▶ [YOUR INSTRUCTIONS]: In the material below, find all lines with the string "that" and copy them.

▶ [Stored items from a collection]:
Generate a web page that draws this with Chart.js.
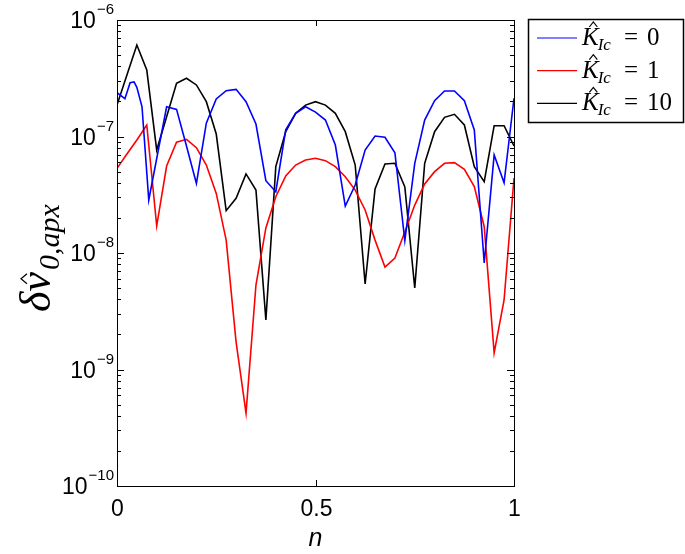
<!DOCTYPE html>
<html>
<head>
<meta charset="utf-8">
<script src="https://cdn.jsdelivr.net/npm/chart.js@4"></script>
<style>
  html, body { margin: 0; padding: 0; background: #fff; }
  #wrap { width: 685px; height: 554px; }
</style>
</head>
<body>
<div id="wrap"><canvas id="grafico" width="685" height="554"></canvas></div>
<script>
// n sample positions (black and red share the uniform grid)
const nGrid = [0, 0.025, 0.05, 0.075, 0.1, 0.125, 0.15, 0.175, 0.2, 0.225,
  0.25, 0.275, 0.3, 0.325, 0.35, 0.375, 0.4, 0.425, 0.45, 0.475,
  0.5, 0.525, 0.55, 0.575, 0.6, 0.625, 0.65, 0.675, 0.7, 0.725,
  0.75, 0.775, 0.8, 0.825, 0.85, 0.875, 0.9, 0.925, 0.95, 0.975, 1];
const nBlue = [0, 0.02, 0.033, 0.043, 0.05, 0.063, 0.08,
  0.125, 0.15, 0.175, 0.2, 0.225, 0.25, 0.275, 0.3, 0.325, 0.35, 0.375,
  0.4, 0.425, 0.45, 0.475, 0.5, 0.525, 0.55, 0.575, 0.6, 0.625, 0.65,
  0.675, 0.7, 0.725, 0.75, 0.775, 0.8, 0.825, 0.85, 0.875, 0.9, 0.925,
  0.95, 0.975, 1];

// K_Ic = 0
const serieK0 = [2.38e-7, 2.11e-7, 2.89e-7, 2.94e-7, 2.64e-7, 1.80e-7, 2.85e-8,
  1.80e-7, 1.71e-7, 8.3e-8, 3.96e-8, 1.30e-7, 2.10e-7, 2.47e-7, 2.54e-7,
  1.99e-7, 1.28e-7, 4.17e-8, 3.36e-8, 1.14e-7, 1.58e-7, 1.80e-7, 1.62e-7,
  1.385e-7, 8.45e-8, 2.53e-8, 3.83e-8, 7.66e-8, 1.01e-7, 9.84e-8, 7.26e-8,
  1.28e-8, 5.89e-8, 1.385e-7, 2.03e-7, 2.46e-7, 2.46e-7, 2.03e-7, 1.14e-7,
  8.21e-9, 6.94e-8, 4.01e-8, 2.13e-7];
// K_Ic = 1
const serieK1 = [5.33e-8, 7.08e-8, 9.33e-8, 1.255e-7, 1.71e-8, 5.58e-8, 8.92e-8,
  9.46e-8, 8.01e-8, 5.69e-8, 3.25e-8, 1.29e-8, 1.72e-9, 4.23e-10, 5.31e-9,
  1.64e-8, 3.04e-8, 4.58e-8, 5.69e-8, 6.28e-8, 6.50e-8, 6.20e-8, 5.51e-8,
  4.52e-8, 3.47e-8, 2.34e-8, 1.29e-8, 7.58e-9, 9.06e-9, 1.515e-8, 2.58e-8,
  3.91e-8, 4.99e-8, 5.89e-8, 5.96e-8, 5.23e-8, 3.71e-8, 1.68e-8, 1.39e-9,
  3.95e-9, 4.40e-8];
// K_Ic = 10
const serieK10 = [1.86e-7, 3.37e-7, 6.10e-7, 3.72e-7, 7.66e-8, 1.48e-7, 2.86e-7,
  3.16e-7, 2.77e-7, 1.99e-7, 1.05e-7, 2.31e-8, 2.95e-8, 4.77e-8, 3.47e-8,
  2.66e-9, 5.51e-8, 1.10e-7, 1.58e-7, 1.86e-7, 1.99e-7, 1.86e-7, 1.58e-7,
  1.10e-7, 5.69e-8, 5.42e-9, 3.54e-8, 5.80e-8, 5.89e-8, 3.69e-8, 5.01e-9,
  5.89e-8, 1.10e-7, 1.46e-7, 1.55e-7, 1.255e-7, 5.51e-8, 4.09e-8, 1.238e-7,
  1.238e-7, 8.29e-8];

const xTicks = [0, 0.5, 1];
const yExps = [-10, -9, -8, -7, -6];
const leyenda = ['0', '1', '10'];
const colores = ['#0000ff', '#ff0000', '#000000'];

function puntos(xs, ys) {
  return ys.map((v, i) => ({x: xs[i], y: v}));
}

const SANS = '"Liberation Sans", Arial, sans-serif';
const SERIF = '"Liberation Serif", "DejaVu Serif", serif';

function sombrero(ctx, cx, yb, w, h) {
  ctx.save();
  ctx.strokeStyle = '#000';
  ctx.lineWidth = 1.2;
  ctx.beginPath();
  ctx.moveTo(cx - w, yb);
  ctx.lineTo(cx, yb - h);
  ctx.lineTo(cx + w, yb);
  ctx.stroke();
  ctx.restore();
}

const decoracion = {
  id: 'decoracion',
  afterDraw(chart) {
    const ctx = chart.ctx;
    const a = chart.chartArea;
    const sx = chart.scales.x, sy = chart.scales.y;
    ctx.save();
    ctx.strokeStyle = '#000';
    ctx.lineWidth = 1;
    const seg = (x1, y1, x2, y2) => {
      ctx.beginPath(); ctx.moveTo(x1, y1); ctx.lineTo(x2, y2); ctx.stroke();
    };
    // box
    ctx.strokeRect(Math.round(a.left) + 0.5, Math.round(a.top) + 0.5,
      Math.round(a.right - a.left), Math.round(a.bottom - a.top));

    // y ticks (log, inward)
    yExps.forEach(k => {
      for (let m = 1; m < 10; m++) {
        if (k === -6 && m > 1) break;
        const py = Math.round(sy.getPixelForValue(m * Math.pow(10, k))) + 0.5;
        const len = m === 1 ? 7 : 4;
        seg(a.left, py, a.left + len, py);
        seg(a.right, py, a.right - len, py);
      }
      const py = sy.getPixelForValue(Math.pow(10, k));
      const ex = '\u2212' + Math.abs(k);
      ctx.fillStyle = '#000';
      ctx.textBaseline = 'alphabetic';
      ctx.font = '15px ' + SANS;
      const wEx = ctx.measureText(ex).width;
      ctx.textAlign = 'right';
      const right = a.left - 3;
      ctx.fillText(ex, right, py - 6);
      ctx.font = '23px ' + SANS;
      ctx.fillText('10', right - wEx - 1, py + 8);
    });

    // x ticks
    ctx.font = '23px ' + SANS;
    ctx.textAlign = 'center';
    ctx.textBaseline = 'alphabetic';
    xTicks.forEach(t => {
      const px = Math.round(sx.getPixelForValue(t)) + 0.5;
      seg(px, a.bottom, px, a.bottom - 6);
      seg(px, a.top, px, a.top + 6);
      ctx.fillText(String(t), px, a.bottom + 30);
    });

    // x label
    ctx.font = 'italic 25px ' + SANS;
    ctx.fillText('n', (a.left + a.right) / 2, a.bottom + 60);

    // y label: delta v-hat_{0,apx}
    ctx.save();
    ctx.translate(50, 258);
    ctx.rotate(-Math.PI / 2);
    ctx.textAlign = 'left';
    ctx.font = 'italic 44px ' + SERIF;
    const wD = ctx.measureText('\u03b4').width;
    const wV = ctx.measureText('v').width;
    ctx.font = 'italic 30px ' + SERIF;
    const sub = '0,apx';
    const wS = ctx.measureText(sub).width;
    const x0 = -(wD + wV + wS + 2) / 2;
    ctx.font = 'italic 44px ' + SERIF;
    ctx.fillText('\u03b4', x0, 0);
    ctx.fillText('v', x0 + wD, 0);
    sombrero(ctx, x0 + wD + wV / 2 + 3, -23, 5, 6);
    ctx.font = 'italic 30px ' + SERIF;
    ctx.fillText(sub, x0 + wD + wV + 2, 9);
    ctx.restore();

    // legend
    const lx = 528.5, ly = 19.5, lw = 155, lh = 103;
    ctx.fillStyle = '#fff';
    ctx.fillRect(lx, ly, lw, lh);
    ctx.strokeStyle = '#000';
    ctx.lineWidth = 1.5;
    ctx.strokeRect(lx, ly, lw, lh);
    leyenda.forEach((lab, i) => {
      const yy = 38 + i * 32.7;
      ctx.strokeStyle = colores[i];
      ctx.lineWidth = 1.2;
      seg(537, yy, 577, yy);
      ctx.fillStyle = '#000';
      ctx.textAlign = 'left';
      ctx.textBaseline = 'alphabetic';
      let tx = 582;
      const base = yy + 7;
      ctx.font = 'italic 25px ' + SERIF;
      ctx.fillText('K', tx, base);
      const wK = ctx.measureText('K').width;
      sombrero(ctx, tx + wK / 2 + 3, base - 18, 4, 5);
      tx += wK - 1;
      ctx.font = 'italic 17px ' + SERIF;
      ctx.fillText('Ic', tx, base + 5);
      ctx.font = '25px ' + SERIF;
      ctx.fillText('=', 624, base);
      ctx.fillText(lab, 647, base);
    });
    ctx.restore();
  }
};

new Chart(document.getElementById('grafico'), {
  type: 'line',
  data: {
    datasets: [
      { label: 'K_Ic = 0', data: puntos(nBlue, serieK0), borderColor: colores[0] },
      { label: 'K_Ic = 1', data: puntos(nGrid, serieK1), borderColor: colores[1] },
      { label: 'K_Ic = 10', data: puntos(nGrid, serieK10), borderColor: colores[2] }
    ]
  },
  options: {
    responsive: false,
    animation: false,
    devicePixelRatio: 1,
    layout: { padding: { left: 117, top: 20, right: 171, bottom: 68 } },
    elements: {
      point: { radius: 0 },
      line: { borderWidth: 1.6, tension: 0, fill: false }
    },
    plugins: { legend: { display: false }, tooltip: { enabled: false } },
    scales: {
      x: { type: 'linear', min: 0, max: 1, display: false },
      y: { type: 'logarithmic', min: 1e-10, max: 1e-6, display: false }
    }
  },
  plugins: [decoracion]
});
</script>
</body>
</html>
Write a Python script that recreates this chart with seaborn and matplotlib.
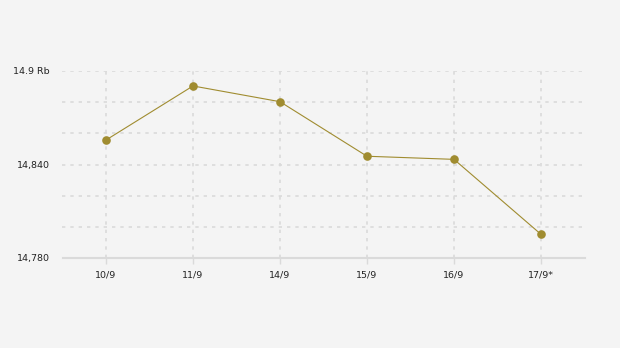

▶ [RIGHT ANSWER]:
Generate a web page that draws this with Chart.js.
Write a Python script that recreates this chart with seaborn and matplotlib.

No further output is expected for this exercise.